If Sm = male singular then dessen regardless of gender of Ss and regardless of number of Ss.:
Das ist der Mann, dessen Sohn / Tochter / Haus / Regeln ich kenne.
If Sm = female singular then deren regardless of gender of Ss and regardless of number of Ss.:
Das ist die Frau, deren Onkel / Tante / Auto / Bilder ich toll finde.
If Sm = plural, then deren:
Das sind die Brüder / Schwestern / Kinder, deren Vater / Mutter / Haus / Geschwister wir malen.
And neuter patterns like masculine:
Das ist das Auto, dessen Kofferraum (m.) / Tür (f.) / Dach (n.) / Räder (pl.) kaputt ist/sind.

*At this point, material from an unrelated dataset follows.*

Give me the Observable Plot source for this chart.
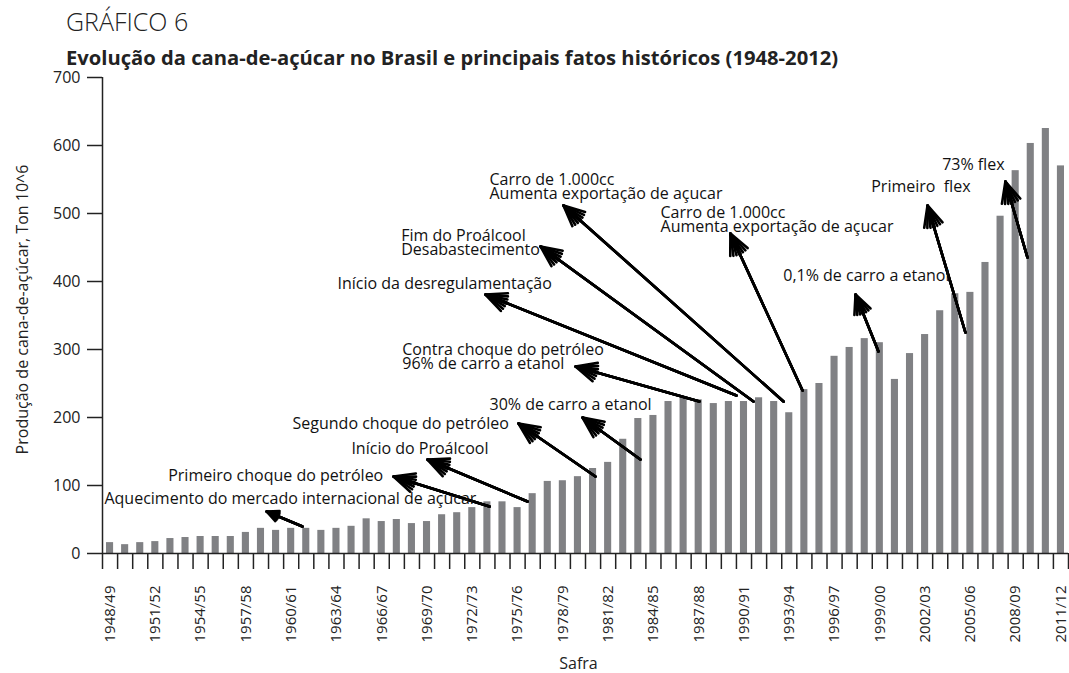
<!DOCTYPE html>
<html><head><meta charset="utf-8">
<script src="https://cdn.jsdelivr.net/npm/d3@7"></script>
<script src="https://cdn.jsdelivr.net/npm/@observablehq/plot@0.6"></script>
<style>
body{margin:0;background:#fff;font-family:"Open Sans",sans-serif;color:#222;}
#wrap{position:relative;width:1069px;height:673px;overflow:hidden;background:#fff;}
#t1{position:absolute;left:66px;top:9px;font-size:25px;line-height:25px;font-weight:300;white-space:nowrap;z-index:2;}
#t2{position:absolute;left:66px;top:47px;font-size:20.2px;line-height:20px;font-weight:700;white-space:nowrap;z-index:2;}
#chart{position:absolute;left:0;top:60px;z-index:1;}
</style></head><body>
<div id="wrap">
<div id="t1">GRÁFICO 6</div>
<div id="t2">Evolução da cana-de-açúcar no Brasil e principais fatos históricos (1948-2012)</div>
<div id="chart"></div>
</div>
<script>
// Safras 1948/49 ... 2011/12
const seasons = d3.range(1948, 2012).map(y => `${y}/${String((y + 1) % 100).padStart(2, "0")}`);
// Produção de cana-de-açúcar (milhões de toneladas)
const production = [
  16, 13, 16, 17.5, 22, 23.5, 25, 25, 25, 31,
  37, 34, 37, 37, 34, 37, 40, 51, 47, 50,
  44, 47, 57, 60, 67.5, 76, 76, 67.5, 88, 106,
  107, 113, 125, 134, 168, 198.5, 203, 223.5, 228, 226,
  220.5, 223.5, 223.5, 229, 223.5, 207, 241, 250, 290, 303,
  316, 310, 256, 294, 322, 357, 382, 384, 428, 496,
  563, 603, 625, 570
];
const labelEvery = 3;
const yTicks = [0, 100, 200, 300, 400, 500, 600, 700];
const yLabel = "Produção de cana-de-açúcar, Ton 10^6";
const xLabel = "Safra";

// Anotações (posição em unidades do gráfico: índice da safra, valor)
const annoText = [
  "Aquecimento do mercado internacional de açucar",
  "Primeiro choque do petróleo",
  "Início do Proálcool",
  "Segundo choque do petróleo",
  "30% de carro a etanol",
  "Contra choque do petróleo\n96% de carro a etanol",
  "Início da desregulamentação",
  "Fim do Proálcool\nDesabastecimento",
  "Carro de 1.000cc\nAumenta exportação de açucar",
  "Carro de 1.000cc\nAumenta exportação de açucar",
  "0,1% de carro a etanol",
  "Primeiro\u00a0 flex",
  "73% flex"
];
const annoX = [0.13, 18.6, 25.57, 12.59, 25.64, 19.86, 15.57, 19.79, 25.64, 36.97, 45.1, 50.93, 55.63];
const annoY = [79.4, 113.2, 152.9, 189.7, 217.6, 288.7, 395.6, 455.9, 538.2, 490, 407.4, 538.2, 570.6];
const annoAnchor = ["start", "end", "end", "start", "start", "start", "start", "start", "start", "start", "start", "start", "start"];

// Setas: cauda (x1,y1) -> ponta (x2,y2)
const arrowX1 = [13.25, 25.64, 28.16, 32.66, 35.64, 39.55, 42.0, 43.13, 45.12, 46.38, 51.41, 57.17, 61.28];
const arrowY1 = [39.7, 69.1, 76.5, 113.2, 138.2, 223.5, 232.4, 223.5, 223.5, 239.7, 297, 325, 435.3];
const arrowX2 = [10.87, 19.28, 21.53, 27.56, 31.8, 31.34, 25.37, 29.02, 30.54, 41.6, 49.89, 54.66, 59.82];
const arrowY2 = [61.8, 113.2, 138.2, 191.2, 200, 275, 380.9, 451.5, 511.8, 470.6, 380.9, 511.8, 547];

const bars = production.map((v, i) => ({i, season: seasons[i], v}));
const labelIdx = d3.range(0, seasons.length, labelEvery);
const annos = annoText.map((t, k) => ({t, x: annoX[k], y: annoY[k], a: annoAnchor[k]}));
const arrows = arrowX1.map((x1, k) => ({x1, y1: arrowY1[k], x2: arrowX2[k], y2: arrowY2[k]}));

const font = 16;
const tickFont = 15;
const arrowHeads = [50, 34, 18, 4].map(a => Plot.arrow(arrows, {
  x1: "x1", y1: "y1", x2: "x2", y2: "y2",
  stroke: "#000", strokeWidth: 2.6, headLength: 13, headAngle: a
}));

const chart = Plot.plot({
  width: 1069,
  height: 613,
  marginTop: 17,
  marginBottom: 120,
  marginLeft: 102,
  marginRight: 1,
  style: {fontFamily: "'Open Sans', sans-serif", fontSize: font + "px", color: "#222", background: "transparent", overflow: "visible"},
  x: {type: "linear", domain: [0, seasons.length], axis: null},
  y: {domain: [0, 700], axis: null},
  marks: [
    Plot.rectY(bars, {x1: "i", x2: d => d.i + 1, y: "v", insetLeft: 4, insetRight: 4, fill: "#808184"}),
    Plot.axisY({ticks: yTicks, tickSize: 15, tickPadding: 7, label: null, strokeWidth: 1.5, fontSize: font}),
    Plot.axisX({ticks: d3.range(0, seasons.length + 1), tickSize: 16, tickFormat: () => "", label: null, strokeWidth: 1.5}),
    Plot.ruleY([0], {stroke: "#222", strokeWidth: 1.5}),
    Plot.ruleX([0], {y1: 0, y2: 700, stroke: "#222", strokeWidth: 1.5}),
    Plot.text(labelIdx, {x: i => i + 0.5, text: i => seasons[i], frameAnchor: "bottom", dy: 32,
      rotate: -90, textAnchor: "end", lineAnchor: "middle", fontSize: tickFont, fill: "#222"}),
    Plot.text([yLabel], {frameAnchor: "left", dx: -80, dy: -6, rotate: -90, textAnchor: "middle", lineAnchor: "middle", fontSize: font, fill: "#222"}),
    Plot.text([xLabel], {frameAnchor: "bottom", dx: -7, dy: 110, textAnchor: "middle", lineAnchor: "middle", fontSize: font, fill: "#222"}),
    ...arrowHeads,
    Plot.text(annos.filter(d => d.a === "start"), {x: "x", y: "y", text: "t", textAnchor: "start", lineAnchor: "middle", lineHeight: 0.875, fontSize: font, fill: "#111"}),
    Plot.text(annos.filter(d => d.a === "end"), {x: "x", y: "y", text: "t", textAnchor: "end", lineAnchor: "middle", lineHeight: 0.875, fontSize: font, fill: "#111"})
  ]
});
document.getElementById("chart").appendChild(chart);
</script>
</body></html>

Sometimes "Das ist der Mann" or "Das ist die Frau" is followed by den, dem, die or der, but as in this sentence it can be dessen or deren. I'm really confused on which to use when. Any guidelines?
The form of the relative pronoun (RP) in German depends on gender, number and case.

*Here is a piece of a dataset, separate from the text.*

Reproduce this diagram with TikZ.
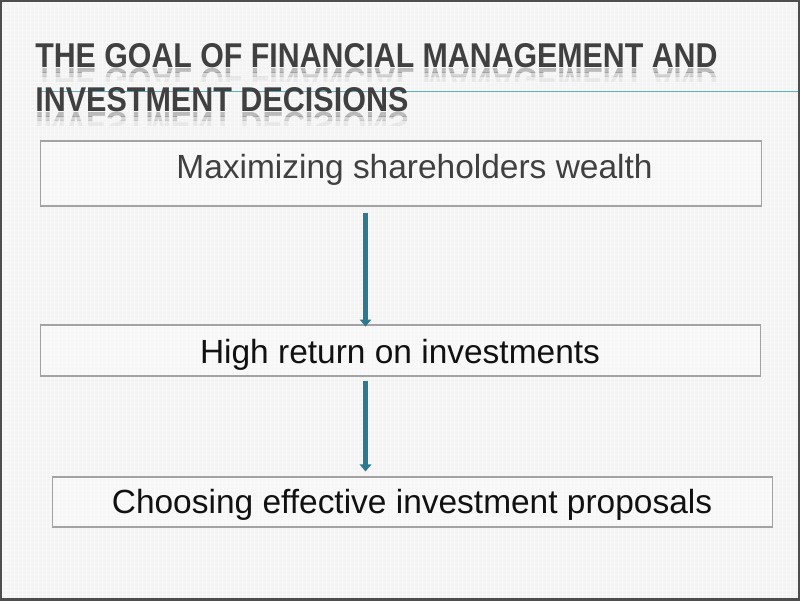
\documentclass[tikz,border=0pt]{standalone}
\usepackage{fontspec}
\setmainfont{Liberation Sans}
\usetikzlibrary{arrows.meta}
\definecolor{bg}{HTML}{F3F3F3}
\definecolor{gridc}{HTML}{F8F8F8}
\definecolor{framec}{HTML}{4D4D4D}
\definecolor{titlec}{HTML}{404040}
\definecolor{rulec}{HTML}{5AAFC4}
\definecolor{boxline}{HTML}{A3A3A3}
\definecolor{arrowc}{HTML}{2A7B91}
\definecolor{textgray}{HTML}{404040}
\definecolor{textdark}{HTML}{111111}
\newcommand\ttlA{\resizebox{17.05cm}{0.6cm}{\bfseries THE GOAL OF FINANCIAL MANAGEMENT AND}}
\newcommand\ttlB{\resizebox{9.325cm}{0.6cm}{\bfseries INVESTMENT DECISIONS}}
\tikzset{
  titletext/.style={anchor=base west, inner sep=0pt, text=titlec},
  reflection/.style={anchor=base west, inner sep=0pt, text=titlec},
  boxshape/.style={draw=boxline, line width=0.8pt, fill=white, fill opacity=0.3, draw opacity=1, minimum width=#1, inner sep=0pt},
  boxtext/.style={anchor=base, inner sep=0pt, font=\fontsize{23.8pt}{28pt}\selectfont},
  flowarrow/.style={draw=arrowc, line width=3.6pt, -{Triangle[length=5pt, width=8pt]}},
}
\begin{document}
\begin{tikzpicture}[x=0.025cm, y=-0.025cm]
\useasboundingbox (0,0) rectangle (800,600);
% background
\fill[bg] (0,0) rectangle (800,600);
\foreach \i in {2,6,...,798} \draw[gridc, line width=0.5pt] (\i,0) -- (\i,600);
\foreach \j in {2,6,...,598} \draw[gridc, line width=0.3pt] (0,\j) -- (800,\j);
% title rule
\coordinate (r1) at (40,91.5);
\coordinate (r2) at (800,91.5);
\draw[rulec, line width=0.9pt] (r1) -- (r2);
% title
\node[titletext] (t1) at (35,67) {\ttlA};
\node[titletext] (t2) at (35,111) {\ttlB};
% reflections
\begin{scope}
  \clip (0,68) rectangle (800,72);
  \node[reflection, opacity=0.32] (t1r) at (35,68) {\scalebox{1}[-1]{\ttlA}};
\end{scope}
\begin{scope}
  \clip (0,72) rectangle (800,76);
  \node[reflection, opacity=0.18] at (35,68) {\scalebox{1}[-1]{\ttlA}};
\end{scope}
\begin{scope}
  \clip (0,76) rectangle (800,81);
  \node[reflection, opacity=0.07] at (35,68) {\scalebox{1}[-1]{\ttlA}};
\end{scope}
\begin{scope}
  \clip (0,112) rectangle (800,116);
  \node[reflection, opacity=0.32] (t2r) at (35,112) {\scalebox{1}[-1]{\ttlB}};
\end{scope}
\begin{scope}
  \clip (0,116) rectangle (800,120);
  \node[reflection, opacity=0.18] at (35,112) {\scalebox{1}[-1]{\ttlB}};
\end{scope}
\begin{scope}
  \clip (0,120) rectangle (800,125);
  \node[reflection, opacity=0.07] at (35,112) {\scalebox{1}[-1]{\ttlB}};
\end{scope}
% boxes
\node[boxshape=18cm, minimum height=1.625cm] (b1) at (401,173.5) {};
\node[boxshape=17.975cm, minimum height=1.275cm] (b2) at (400.5,350.5) {};
\node[boxshape=17.975cm, minimum height=1.25cm] (b3) at (412.5,502) {};
% box texts
\node[boxtext, text=textgray] (l1) at (414.5,178) {Maximizing shareholders wealth};
\node[boxtext, text=textdark] (l2) at (400,363) {High return on investments};
\node[boxtext, text=textdark] (l3) at (412,513) {Choosing effective investment proposals};
% arrows
\coordinate (ax) at (365.5,0);
\draw[flowarrow, shorten <=4.5pt, shorten >=-1.5pt] (b1.south -| ax) -- (b2.north -| ax);
\draw[flowarrow, shorten <=3pt, shorten >=3.5pt] (b2.south -| ax) -- (b3.north -| ax);
% frame
\draw[framec, line width=1.6pt] (0.6,0.6) rectangle (799.4,599.4);
\end{tikzpicture}
\end{document}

Above, in the examples using dessen or deren, the RP is in genitive case.
Here's a good overview on German RPs: http://www.nthuleen.com/teach/grammar/relpronexpl.html
We accept "husband, wife" for Mann, Frau only in a possessive context such as mein Mann, dessen Frau etc.
This sentence has der Mann.
If you want to say "the husband" without saying whose husband it is, then use der Ehemann.
"That is the man whose woman is a teacher." was not accepted, but what is wrong? Duo says that the correct answer is: "This is the man whose wife is a teacher." Frau = woman seems a correct translation. And "Das = That" not correct?
"Frau" is better translated as "wife" in a possessive context; we don't typically use a possessive with "woman" in English. The possessive in German implies that the speaker and the woman are married, hence "wife."
"That" is fine for "das"; Duo's "correct answer" doesn't always stay entirely true to your particular answer; it often just gives you a random correct answer that may have something else worded differently from your answer, even if what you wrote wasn't wrong.
"This is the man whose wife is teacher." is indeed wrong, but where did you see that? It's not one of the accepted alternatives for this sentence.
When we speak about someone's role or profession, we often do not use the indefinite article ein.
This is getting ridiculous now.
In tips and notes Dessen is genitive for "the"
where are you getting the word whose?
maybe Duolingo German should be broken in 4 separate courses. 1. nom 2. acc 3. dat 4. gen
I have wasted so much effort on your grammar when all I really want is to get by in conversation
Hey, Duolingo: my page says that the right answer, in English, is "That is the man whose woman is a teacher." It isn't everyday English to say that a man has a woman, which implies ownership and is offensive. We would say that he has a "wife." The German "Frau" in the case of this sentence means wife and not woman. We might in English say that someone "had" a woman, as in, had sex with her, but this doesn't seem to be what the German sentence is implying.
I'm not sure where you're seeing "woman," but you'll see at the top of this page that Duo is translating "Frau" as "wife," which is, as you said, what is implied in the German.
Yes--strangely, the top of this page says something different than the page with the actual exercise. That still says "That is the man whose woman is a teacher."